* _WHAT THIS TASK INVOLVES_
Filter the records below down to lines containing "drawn".

* _GIVEN ENTRIES_
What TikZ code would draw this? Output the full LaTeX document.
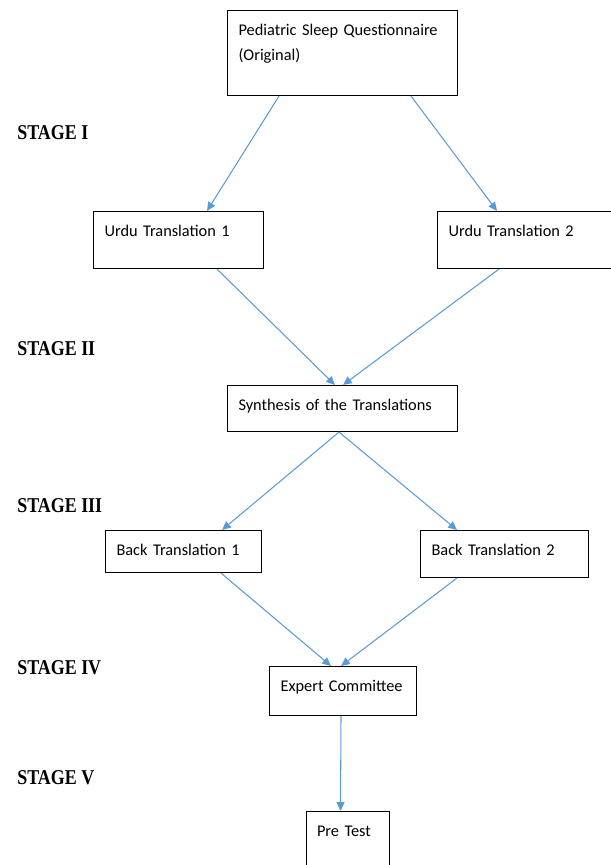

---

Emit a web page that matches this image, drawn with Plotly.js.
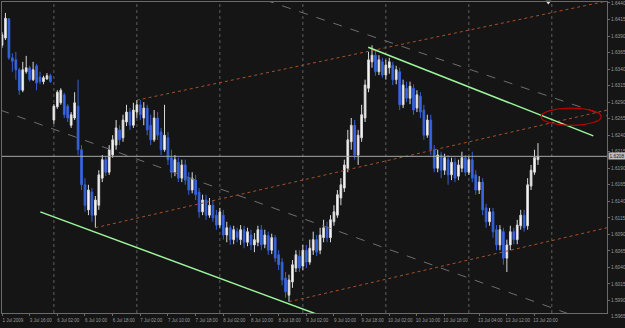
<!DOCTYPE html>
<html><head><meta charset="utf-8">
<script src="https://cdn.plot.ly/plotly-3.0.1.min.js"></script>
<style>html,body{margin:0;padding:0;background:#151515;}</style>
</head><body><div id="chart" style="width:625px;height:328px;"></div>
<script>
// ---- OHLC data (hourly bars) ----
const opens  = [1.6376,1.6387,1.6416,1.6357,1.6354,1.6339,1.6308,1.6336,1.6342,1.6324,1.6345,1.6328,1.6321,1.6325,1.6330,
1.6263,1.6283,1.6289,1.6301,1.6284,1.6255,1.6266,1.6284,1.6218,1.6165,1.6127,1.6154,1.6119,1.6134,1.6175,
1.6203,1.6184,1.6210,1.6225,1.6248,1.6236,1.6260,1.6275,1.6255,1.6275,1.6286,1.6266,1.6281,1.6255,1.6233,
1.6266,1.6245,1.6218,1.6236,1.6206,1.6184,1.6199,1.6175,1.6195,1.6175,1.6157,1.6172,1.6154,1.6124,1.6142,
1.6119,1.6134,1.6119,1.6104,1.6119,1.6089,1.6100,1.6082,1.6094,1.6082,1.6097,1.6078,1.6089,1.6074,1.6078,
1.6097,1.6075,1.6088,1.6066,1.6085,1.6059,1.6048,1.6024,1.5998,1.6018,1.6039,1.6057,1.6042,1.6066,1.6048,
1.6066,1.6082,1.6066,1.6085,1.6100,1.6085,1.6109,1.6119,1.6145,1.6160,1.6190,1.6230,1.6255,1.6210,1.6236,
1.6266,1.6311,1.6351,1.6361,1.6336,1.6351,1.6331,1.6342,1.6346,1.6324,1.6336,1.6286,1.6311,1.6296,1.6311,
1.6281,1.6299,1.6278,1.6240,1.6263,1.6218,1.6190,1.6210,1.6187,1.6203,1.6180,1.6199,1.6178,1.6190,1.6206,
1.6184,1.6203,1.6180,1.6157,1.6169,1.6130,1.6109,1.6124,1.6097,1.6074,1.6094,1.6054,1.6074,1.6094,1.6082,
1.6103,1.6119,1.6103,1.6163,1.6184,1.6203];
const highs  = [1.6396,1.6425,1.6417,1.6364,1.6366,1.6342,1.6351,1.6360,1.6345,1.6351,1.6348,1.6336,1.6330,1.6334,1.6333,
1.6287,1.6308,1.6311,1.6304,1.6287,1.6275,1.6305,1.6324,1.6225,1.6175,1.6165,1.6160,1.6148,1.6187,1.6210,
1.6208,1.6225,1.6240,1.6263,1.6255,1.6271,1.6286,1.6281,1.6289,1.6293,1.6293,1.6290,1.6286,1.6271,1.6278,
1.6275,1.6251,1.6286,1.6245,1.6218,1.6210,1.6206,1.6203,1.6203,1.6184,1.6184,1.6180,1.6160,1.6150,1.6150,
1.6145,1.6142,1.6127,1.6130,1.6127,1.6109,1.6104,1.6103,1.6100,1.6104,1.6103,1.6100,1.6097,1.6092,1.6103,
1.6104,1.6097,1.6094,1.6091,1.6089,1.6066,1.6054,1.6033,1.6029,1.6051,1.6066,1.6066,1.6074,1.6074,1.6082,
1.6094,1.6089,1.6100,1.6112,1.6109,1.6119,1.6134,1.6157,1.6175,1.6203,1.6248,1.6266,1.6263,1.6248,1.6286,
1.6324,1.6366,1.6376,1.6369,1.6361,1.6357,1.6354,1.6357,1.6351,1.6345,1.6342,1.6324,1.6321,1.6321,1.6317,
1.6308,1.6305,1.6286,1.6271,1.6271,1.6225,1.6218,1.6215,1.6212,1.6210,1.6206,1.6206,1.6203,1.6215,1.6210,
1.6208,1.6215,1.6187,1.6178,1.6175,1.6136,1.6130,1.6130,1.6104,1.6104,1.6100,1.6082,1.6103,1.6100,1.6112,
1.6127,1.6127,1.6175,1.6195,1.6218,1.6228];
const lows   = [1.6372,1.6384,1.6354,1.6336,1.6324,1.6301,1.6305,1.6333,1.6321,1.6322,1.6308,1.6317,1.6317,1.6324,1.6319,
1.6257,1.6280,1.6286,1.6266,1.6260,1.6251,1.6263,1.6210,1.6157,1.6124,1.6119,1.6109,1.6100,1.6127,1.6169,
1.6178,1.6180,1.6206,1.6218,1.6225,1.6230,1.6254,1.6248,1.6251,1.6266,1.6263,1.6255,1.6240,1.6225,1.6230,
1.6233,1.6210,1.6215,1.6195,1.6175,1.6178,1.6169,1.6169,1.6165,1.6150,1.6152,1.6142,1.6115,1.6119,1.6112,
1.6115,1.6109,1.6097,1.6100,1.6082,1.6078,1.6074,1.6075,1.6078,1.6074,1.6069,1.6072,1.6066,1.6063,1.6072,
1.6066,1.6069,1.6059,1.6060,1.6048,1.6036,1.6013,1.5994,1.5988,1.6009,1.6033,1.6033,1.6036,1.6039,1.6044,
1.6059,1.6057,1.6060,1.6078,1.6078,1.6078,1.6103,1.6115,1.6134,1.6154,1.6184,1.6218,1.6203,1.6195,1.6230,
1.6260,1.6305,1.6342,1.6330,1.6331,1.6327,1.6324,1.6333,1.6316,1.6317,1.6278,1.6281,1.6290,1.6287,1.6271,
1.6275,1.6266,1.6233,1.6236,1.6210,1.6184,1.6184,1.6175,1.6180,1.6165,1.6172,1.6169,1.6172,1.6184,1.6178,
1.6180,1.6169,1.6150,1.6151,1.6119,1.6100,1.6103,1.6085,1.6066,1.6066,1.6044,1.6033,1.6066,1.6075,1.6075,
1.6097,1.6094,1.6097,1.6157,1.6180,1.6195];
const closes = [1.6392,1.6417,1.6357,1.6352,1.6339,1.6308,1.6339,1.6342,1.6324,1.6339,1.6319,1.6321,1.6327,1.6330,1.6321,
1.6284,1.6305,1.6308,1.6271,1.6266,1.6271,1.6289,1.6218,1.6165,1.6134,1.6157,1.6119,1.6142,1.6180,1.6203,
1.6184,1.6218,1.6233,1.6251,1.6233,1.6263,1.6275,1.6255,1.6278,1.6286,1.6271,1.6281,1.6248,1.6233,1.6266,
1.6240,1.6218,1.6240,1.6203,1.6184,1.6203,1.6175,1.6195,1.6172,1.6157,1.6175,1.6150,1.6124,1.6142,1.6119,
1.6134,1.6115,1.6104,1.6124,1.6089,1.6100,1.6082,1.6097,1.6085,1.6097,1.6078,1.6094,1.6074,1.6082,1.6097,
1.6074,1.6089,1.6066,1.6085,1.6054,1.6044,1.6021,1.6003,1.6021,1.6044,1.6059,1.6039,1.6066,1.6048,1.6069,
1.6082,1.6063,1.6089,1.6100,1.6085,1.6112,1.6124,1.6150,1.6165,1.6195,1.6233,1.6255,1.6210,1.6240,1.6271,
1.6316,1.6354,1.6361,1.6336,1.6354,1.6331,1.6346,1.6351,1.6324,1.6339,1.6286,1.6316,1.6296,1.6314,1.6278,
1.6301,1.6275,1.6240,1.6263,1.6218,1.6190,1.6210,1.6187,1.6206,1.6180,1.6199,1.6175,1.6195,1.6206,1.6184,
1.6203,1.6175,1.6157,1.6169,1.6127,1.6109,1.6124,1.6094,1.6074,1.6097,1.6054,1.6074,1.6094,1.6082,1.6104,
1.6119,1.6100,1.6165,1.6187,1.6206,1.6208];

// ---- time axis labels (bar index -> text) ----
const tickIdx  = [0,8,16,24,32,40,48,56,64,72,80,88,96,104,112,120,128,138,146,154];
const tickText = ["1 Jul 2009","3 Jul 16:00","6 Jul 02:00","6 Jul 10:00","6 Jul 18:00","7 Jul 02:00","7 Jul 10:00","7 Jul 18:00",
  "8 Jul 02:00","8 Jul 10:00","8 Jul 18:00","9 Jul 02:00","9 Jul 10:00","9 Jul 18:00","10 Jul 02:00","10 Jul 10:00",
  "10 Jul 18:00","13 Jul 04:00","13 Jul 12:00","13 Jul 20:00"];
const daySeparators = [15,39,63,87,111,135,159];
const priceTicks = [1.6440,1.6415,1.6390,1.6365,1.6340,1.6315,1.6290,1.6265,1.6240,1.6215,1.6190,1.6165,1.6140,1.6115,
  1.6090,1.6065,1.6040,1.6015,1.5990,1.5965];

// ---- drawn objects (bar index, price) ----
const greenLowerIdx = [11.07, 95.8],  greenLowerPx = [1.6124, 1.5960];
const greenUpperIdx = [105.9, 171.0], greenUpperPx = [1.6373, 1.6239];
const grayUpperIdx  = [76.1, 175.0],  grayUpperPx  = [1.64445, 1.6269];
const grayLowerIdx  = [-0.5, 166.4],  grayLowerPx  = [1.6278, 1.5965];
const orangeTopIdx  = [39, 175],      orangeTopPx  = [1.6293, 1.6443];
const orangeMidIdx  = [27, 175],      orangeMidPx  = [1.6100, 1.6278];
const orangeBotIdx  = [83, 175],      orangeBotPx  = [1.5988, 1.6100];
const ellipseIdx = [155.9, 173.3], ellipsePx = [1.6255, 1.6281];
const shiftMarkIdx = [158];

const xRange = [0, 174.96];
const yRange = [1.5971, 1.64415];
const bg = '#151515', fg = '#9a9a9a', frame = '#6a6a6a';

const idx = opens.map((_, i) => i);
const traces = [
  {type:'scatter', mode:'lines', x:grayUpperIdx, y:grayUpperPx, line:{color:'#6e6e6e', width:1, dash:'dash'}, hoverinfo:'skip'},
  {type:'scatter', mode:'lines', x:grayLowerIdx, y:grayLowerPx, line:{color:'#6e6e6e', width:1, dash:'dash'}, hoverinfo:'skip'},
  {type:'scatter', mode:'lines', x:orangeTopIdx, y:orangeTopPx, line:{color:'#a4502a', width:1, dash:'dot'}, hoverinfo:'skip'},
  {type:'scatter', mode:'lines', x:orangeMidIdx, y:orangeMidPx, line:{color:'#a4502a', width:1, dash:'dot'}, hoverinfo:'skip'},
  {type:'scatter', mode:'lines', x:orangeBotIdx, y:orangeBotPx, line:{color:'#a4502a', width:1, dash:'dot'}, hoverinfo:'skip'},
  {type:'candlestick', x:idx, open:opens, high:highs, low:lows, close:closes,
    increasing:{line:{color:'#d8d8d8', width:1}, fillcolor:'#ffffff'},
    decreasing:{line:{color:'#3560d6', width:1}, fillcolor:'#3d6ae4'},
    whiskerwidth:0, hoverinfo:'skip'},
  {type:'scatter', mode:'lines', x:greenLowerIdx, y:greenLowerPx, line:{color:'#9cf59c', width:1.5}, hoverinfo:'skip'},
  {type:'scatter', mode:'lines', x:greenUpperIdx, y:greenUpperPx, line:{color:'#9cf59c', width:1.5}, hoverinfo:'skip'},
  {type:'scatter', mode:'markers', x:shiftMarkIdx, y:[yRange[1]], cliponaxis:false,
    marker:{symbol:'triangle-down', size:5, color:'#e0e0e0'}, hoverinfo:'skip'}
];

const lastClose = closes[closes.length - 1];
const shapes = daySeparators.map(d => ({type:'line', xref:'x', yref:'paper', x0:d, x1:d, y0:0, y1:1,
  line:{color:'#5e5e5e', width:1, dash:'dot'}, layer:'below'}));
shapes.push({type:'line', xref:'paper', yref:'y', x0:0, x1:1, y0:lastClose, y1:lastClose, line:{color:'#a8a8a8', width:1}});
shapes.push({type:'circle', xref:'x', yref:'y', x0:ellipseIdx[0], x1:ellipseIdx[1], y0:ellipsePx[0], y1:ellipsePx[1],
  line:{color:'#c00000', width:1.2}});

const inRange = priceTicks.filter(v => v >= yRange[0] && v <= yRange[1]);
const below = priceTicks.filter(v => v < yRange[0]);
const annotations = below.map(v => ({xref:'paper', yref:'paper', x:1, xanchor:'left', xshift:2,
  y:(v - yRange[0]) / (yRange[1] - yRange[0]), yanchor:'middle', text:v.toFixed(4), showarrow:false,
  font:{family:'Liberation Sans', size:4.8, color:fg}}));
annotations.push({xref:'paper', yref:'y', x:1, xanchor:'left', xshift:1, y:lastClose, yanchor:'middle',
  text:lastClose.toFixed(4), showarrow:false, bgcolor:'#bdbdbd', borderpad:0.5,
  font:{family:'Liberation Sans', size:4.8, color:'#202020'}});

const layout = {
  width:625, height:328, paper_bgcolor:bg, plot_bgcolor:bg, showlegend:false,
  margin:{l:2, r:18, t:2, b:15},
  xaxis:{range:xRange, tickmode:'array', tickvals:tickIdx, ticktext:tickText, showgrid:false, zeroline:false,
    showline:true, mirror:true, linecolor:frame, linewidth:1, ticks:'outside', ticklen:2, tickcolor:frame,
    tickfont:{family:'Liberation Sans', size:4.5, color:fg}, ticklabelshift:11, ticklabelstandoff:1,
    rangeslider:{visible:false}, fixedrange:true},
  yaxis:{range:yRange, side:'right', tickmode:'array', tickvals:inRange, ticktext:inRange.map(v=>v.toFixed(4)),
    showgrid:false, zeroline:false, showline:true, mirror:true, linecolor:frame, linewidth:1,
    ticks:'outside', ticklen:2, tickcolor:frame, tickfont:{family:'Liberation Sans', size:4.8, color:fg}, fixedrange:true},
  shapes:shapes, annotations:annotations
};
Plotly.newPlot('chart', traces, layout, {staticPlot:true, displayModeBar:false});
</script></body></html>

* _ANSWER BELOW_
Emit a web page that matches this image, drawn with Plotly.js.
// ---- drawn objects (bar index, price) ----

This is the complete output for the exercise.